*Do this*: Leave the pictures out. Return all other data exactly.

*Source data*:

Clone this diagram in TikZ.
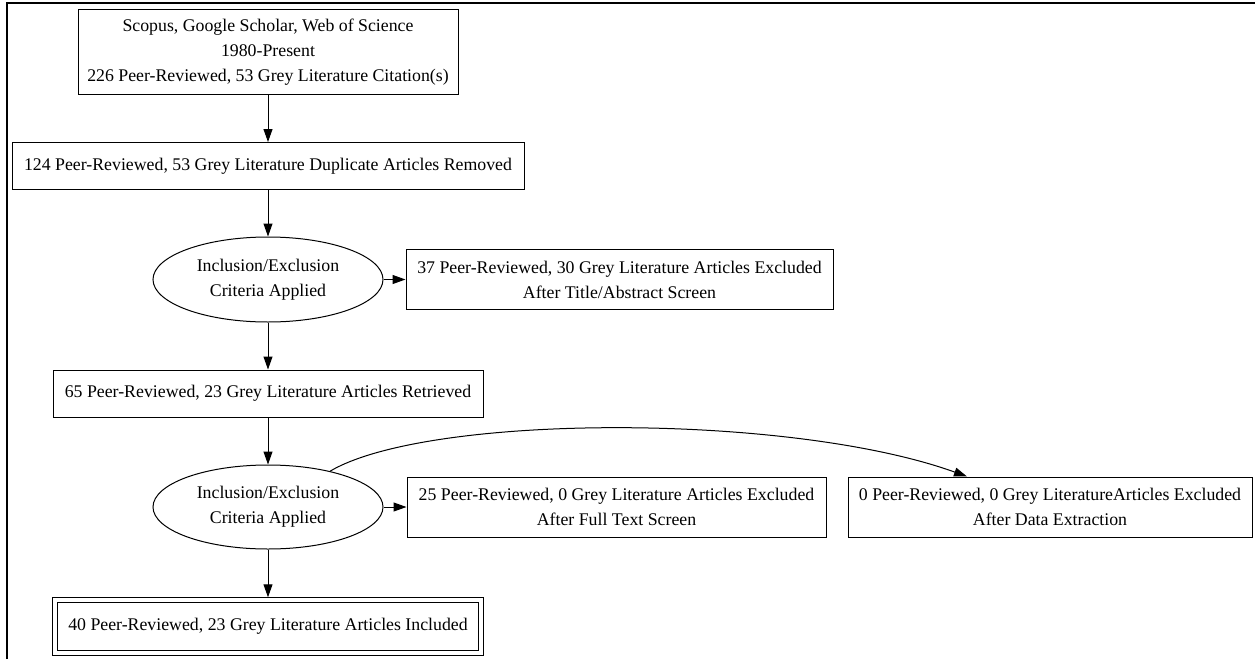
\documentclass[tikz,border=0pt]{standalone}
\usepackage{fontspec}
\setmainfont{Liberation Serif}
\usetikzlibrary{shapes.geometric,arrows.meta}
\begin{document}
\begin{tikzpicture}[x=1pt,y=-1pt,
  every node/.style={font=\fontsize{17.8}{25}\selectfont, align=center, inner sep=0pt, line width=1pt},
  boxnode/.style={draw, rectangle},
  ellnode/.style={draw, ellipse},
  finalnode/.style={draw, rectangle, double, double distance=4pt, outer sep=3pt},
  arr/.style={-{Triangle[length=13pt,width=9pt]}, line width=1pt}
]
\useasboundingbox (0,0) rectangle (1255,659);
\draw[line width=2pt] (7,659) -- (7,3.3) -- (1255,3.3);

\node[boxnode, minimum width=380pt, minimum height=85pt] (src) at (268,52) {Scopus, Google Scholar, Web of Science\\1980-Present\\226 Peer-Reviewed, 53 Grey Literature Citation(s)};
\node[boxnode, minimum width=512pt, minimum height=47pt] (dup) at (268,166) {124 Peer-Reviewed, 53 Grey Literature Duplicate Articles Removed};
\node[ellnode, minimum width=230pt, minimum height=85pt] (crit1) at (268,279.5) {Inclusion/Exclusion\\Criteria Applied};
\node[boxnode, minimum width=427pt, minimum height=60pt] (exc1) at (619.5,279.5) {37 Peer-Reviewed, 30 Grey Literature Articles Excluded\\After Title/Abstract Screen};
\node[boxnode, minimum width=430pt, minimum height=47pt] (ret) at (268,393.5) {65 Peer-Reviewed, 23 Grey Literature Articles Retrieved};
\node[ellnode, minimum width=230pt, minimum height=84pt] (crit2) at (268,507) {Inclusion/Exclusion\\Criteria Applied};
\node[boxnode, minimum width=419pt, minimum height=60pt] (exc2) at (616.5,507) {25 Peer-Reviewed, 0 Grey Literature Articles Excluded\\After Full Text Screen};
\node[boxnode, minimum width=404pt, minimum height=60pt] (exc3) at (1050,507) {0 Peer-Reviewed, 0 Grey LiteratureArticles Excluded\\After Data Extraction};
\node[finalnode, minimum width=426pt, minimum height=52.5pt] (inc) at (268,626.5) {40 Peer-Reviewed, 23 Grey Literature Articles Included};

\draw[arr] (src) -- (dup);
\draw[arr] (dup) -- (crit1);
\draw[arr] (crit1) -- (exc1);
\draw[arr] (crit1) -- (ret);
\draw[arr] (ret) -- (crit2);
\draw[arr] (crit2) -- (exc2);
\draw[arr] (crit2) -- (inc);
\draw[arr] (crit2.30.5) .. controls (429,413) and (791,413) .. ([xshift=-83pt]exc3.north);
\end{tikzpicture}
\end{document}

*Correct result*:
Clone this diagram in TikZ.
\documentclass[tikz,border=0pt]{standalone}
\usepackage{fontspec}
\setmainfont{Liberation Serif}
\usetikzlibrary{shapes.geometric,arrows.meta}
\begin{document}
\begin{tikzpicture}[x=1pt,y=-1pt,
  every node/.style={font=\fontsize{17.8}{25}\selectfont, align=center, inner sep=0pt, line width=1pt},
  boxnode/.style={draw, rectangle},
  ellnode/.style={draw, ellipse},
  finalnode/.style={draw, rectangle, double, double distance=4pt, outer sep=3pt},
  arr/.style={-{Triangle[length=13pt,width=9pt]}, line width=1pt}
]
\useasboundingbox (0,0) rectangle (1255,659);
\draw[line width=2pt] (7,659) -- (7,3.3) -- (1255,3.3);

\node[boxnode, minimum width=380pt, minimum height=85pt] (src) at (268,52) {Scopus, Google Scholar, Web of Science\\1980-Present\\226 Peer-Reviewed, 53 Grey Literature Citation(s)};
\node[boxnode, minimum width=512pt, minimum height=47pt] (dup) at (268,166) {124 Peer-Reviewed, 53 Grey Literature Duplicate Articles Removed};
\node[ellnode, minimum width=230pt, minimum height=85pt] (crit1) at (268,279.5) {Inclusion/Exclusion\\Criteria Applied};
\node[boxnode, minimum width=427pt, minimum height=60pt] (exc1) at (619.5,279.5) {37 Peer-Reviewed, 30 Grey Literature Articles Excluded\\After Title/Abstract Screen};
\node[boxnode, minimum width=430pt, minimum height=47pt] (ret) at (268,393.5) {65 Peer-Reviewed, 23 Grey Literature Articles Retrieved};
\node[ellnode, minimum width=230pt, minimum height=84pt] (crit2) at (268,507) {Inclusion/Exclusion\\Criteria Applied};
\node[boxnode, minimum width=419pt, minimum height=60pt] (exc2) at (616.5,507) {25 Peer-Reviewed, 0 Grey Literature Articles Excluded\\After Full Text Screen};
\node[boxnode, minimum width=404pt, minimum height=60pt] (exc3) at (1050,507) {0 Peer-Reviewed, 0 Grey LiteratureArticles Excluded\\After Data Extraction};
\node[finalnode, minimum width=426pt, minimum height=52.5pt] (inc) at (268,626.5) {40 Peer-Reviewed, 23 Grey Literature Articles Included};

\draw[arr] (src) -- (dup);
\draw[arr] (dup) -- (crit1);
\draw[arr] (crit1) -- (exc1);
\draw[arr] (crit1) -- (ret);
\draw[arr] (ret) -- (crit2);
\draw[arr] (crit2) -- (exc2);
\draw[arr] (crit2) -- (inc);
\draw[arr] (crit2.30.5) .. controls (429,413) and (791,413) .. ([xshift=-83pt]exc3.north);
\end{tikzpicture}
\end{document}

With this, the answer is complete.